I also underestimated the importance of states. My first design system showed every component in its default state. That's maybe 30% of what a component actually looks like. The hover state, the disabled state, the loading state, the error state, the empty state: these are all visual configurations that need to be defined. When Forge builds a data table and the user has no data, what should it show? If the design system doesn't answer that question, Forge will make something up. And what Forge makes up in one session won't match what it makes up in another.

The standing order

The Design System First policy is now a standing order across all 26 agents. Nyx broadcasts it. Synapse verifies it's in every agent's MEMORY.md during the weekly audit. It's the kind of rule that has to be universal to work, because the moment one agent starts skipping the design system step, drift creeps back in.

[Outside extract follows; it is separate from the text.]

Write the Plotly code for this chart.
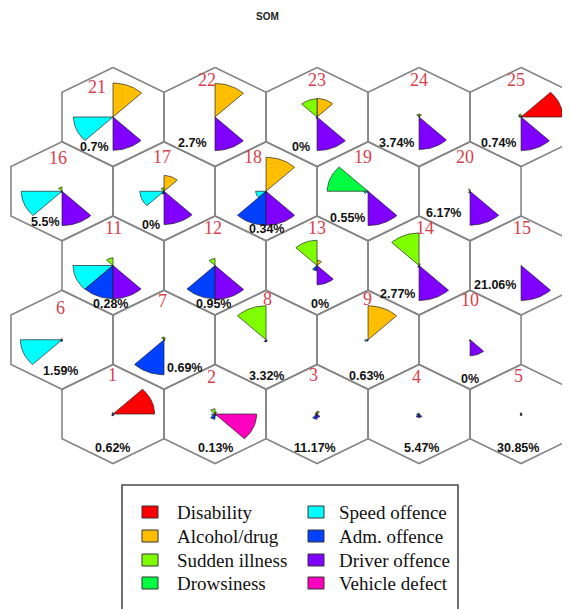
import math
import plotly.graph_objects as go

# ---------------- data ----------------
categories = ["Disability", "Alcohol/drug", "Sudden illness", "Drowsiness",
              "Speed offence", "Adm. offence", "Driver offence", "Vehicle defect"]
colors = ["#FF0000", "#FFBF00", "#80FF00", "#00FF40",
          "#00FFFF", "#0040FF", "#8000FF", "#FF00BF"]

nodes = list(range(1, 26))
percent_labels = ["0.62%", "0.13%", "11.17%", "5.47%", "30.85%",
                  "1.59%", "0.69%", "3.32%", "0.63%", "0%",
                  "0.28%", "0.95%", "0%", "2.77%", "21.06%",
                  "5.5%", "0%", "0.34%", "0.55%", "6.17%",
                  "0.7%", "2.7%", "0%", "3.74%", "0.74%"]

# component planes (relative values, node 1..25)
disability     = [1.00, 0, 0, 0, 0,  0, 0, 0, 0, 0,  0, 0, 0, 0, 0,  0, 0, 0, 0, 0,  0, 0, 0, 0, 1.00]
alcohol_drug   = [0, 0.06, 0.08, 0, 0.03,  0, 0.05, 0, 0.97, 0,  0, 0, 0.15, 0.05, 0,  0, 0.45, 0.97, 0, 0,  0.97, 0.96, 0.53, 0.08, 0.04]
sudden_illness = [0.04, 0.15, 0.05, 0.03, 0.03,  0.03, 0.08, 0.97, 0, 0,  0.22, 0.20, 0.72, 0.93, 0,  0.12, 0.10, 0, 0, 0.06,  0, 0, 0.52, 0.08, 0.08]
drowsiness     = [0, 0, 0, 0, 0,  0, 0, 0, 0, 0,  0, 0, 0, 0, 0,  0, 0, 0, 0.98, 0,  0, 0, 0, 0, 0.06]
speed_offence  = [0, 0.08, 0.05, 0.06, 0,  1.00, 0, 0, 0.08, 0,  0.96, 0, 0, 0, 0,  0.98, 0.58, 0.25, 0.10, 0,  0.95, 0, 0, 0, 0]
adm_offence    = [0.05, 0.15, 0.15, 0.10, 0.04,  0.05, 1.00, 0.06, 0.04, 0.03,  0.95, 0.95, 0.15, 0.05, 0,  0.03, 0.08, 0.97, 0.03, 0.05,  0, 0, 0.04, 0, 0]
driver_offence = [0.04, 0.05, 0.10, 0.10, 0.04,  0.03, 0.03, 0.05, 0, 0.46,  0.95, 0.97, 0.55, 1.00, 1.00,  0.98, 0.95, 0.97, 0.98, 0.97,  0.95, 0.96, 0.96, 0.93, 0.96]
vehicle_defect = [0, 1.00, 0, 0, 0,  0, 0, 0, 0, 0,  0, 0, 0, 0, 0,  0, 0, 0, 0, 0,  0, 0, 0, 0, 0]

planes = [disability, alcohol_drug, sudden_illness, drowsiness,
          speed_offence, adm_offence, driver_offence, vehicle_defect]

# ---------------- layout helpers ----------------
W, H = 570, 609
OFF = 8                          # page offset of the figure (body margin)
PX_X, PX_Y = 58.9, 49.5          # pixels per data unit
X0_PX, Y0_PX = 62 - OFF, 414 - OFF   # figure-pixel position of data origin
x_range = [-X0_PX / PX_X, (W - X0_PX) / PX_X]
y_range = [(Y0_PX - H) / PX_Y, Y0_PX / PX_Y]
RMAX = 35 / PX_Y                 # radius of a full sector
S3 = math.sqrt(3)


def px(x):
    return (x - OFF) / W


def py(y):
    return 1 - (y - OFF) / H


def center(n):
    idx = n - 1
    row, col = idx // 5, idx % 5
    x = S3 * col + (S3 / 2 if row % 2 == 0 else 0)
    y = 1.5 * row
    return x, y


# text placement offsets (pixels)
pct_pos = [(-1, 34, "center"), (0, 34, "center"), (-2, 34, "center"), (2, 34, "center"), (-3, 34, "center"),
           (-2, 31, "center"), (1, 28, "left"), (0, 36, "center"), (-2, 36, "center"), (0, 39, "center"),
           (-3, 38, "center"), (-2, 38, "center"), (3, 38, "center"), (-2, 28, "right"), (-3, 19, "right"),
           (0, 31, "right"), (-2, 34, "right"), (0, 38, "center"), (-1, 27, "right"), (-7, 22, "right"),
           (-2, 30, "right"), (-6, 26, "right"), (-5, 30, "right"), (-3, 26, "right"), (-3, 26, "right")]
num_pos = [(-1, -39), (-4, -37), (-4, -39), (-3, -37), (-3, -38),
           (-2, -32), (-2, -39), (1, -41), (-1, -41), (0, -40),
           (0, -38), (-2, -38), (0, -38), (6, -38), (1, -38),
           (-4, -33), (-2, -34), (-13, -34), (-5, -34), (-5, -34),
           (-16, -30), (-8, -37), (0, -37), (0, -37), (-5, -37)]

fig = go.Figure()

# hexagon grid
hx, hy = [], []
for n in nodes:
    cx, cy = center(n)
    for a in [90, 30, -30, -90, -150, 150, 90]:
        t = math.radians(a)
        hx.append(cx + math.cos(t))
        hy.append(cy + math.sin(t))
    hx.append(None)
    hy.append(None)
fig.add_trace(go.Scatter(x=hx, y=hy, mode="lines",
                         line=dict(color="#858585", width=1.6),
                         hoverinfo="skip", showlegend=False))

# sectors (one trace per category)
for k, (name, col, vals) in enumerate(zip(categories, colors, planes)):
    sx, sy = [], []
    for n, v in zip(nodes, vals):
        if v <= 0:
            continue
        cx, cy = center(n)
        r = v * RMAX
        sx.append(cx)
        sy.append(cy)
        a0, a1 = 45 * k, 45 * (k + 1)
        steps = 24
        for s in range(steps + 1):
            t = math.radians(a0 + (a1 - a0) * s / steps)
            sx.append(cx + r * math.cos(t))
            sy.append(cy + r * math.sin(t))
        sx.append(cx)
        sy.append(cy)
        sx.append(None)
        sy.append(None)
    fig.add_trace(go.Scatter(x=sx, y=sy, mode="lines", fill="toself",
                             fillcolor=col, name=name,
                             line=dict(color="rgba(30,30,30,0.85)", width=0.8),
                             hoverinfo="skip", showlegend=False))

annotations = []
for n, txt, (dx, dy, anc), (ndx, ndy) in zip(nodes, percent_labels, pct_pos, num_pos):
    cx, cy = center(n)
    annotations.append(dict(x=cx + dx / PX_X, y=cy - dy / PX_Y, xref="x", yref="y",
                            text="<b>" + txt + "</b>", showarrow=False,
                            xanchor=anc, yanchor="middle",
                            font=dict(family="Liberation Sans", size=12.5, color="#111111")))
    annotations.append(dict(x=cx + ndx / PX_X, y=cy - ndy / PX_Y, xref="x", yref="y",
                            text=str(n), showarrow=False, xanchor="center", yanchor="middle",
                            font=dict(family="Liberation Serif", size=18, color="#d8404c")))

# title
annotations.append(dict(x=px(267), y=py(17), xref="paper", yref="paper",
                        text="<b>SOM</b>", showarrow=False, xanchor="center", yanchor="middle",
                        font=dict(family="Liberation Sans", size=10, color="#222222")))

# legend box
shapes = [dict(type="rect", xref="paper", yref="paper",
               x0=px(122), x1=px(458), y0=py(650), y1=py(485),
               line=dict(color="#4a4a4a", width=1.6), fillcolor="rgba(0,0,0,0)")]
row_y = [512, 536, 560, 583]
col_sw = [142, 308]
col_tx = [175, 337]
for k, (name, col) in enumerate(zip(categories, colors)):
    c, r = k // 4, k % 4
    yc = row_y[r]
    shapes.append(dict(type="rect", xref="paper", yref="paper",
                       x0=px(col_sw[c]), x1=px(col_sw[c] + 16),
                       y0=py(yc + 6), y1=py(yc - 6),
                       line=dict(color="#333333", width=1), fillcolor=col))
    annotations.append(dict(x=px(col_tx[c]), y=py(yc), xref="paper", yref="paper",
                            text=name, showarrow=False, xanchor="left", yanchor="middle",
                            font=dict(family="Liberation Serif", size=19, color="#111111")))

fig.update_layout(width=W, height=H, margin=dict(l=0, r=0, t=0, b=0),
                  paper_bgcolor="white", plot_bgcolor="white",
                  xaxis=dict(range=x_range, visible=False, fixedrange=True),
                  yaxis=dict(range=y_range, visible=False, fixedrange=True),
                  annotations=annotations, shapes=shapes, showlegend=False)

fig.write_html("out.html")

The rule in full: (1) Update the design system first. (2) Verify the change in the design system in isolation. (3) Apply the same change in the app using the design system as reference. (4) Never patch the app directly and skip the design system.

Step 2 is the one people skip. Verifying the design system change in isolation, meaning looking at the HTML file in a browser and confirming it's right before touching the app. It feels like an extra step. It is an extra step. It's also the step that catches problems before they multiply. If the token value is wrong, you catch it once in the design system instead of discovering it later in the app, where it's mixed in with business logic and harder to isolate.

When AI writes your frontend, the design system isn't optional. It's how you get coherence across sessions, across agents, across weeks of development. Without it, every AI-generated component is a beautiful island. With it, those islands connect into something that actually looks like a product.

The score went from 67 to 100. But the score isn't the point. The point is that when I open any page of any app, it looks like the same app. The components agree with each other. The spacing is predictable. The colors make sense. Not because an AI has great taste, but because an AI follows rules. The design system is those rules.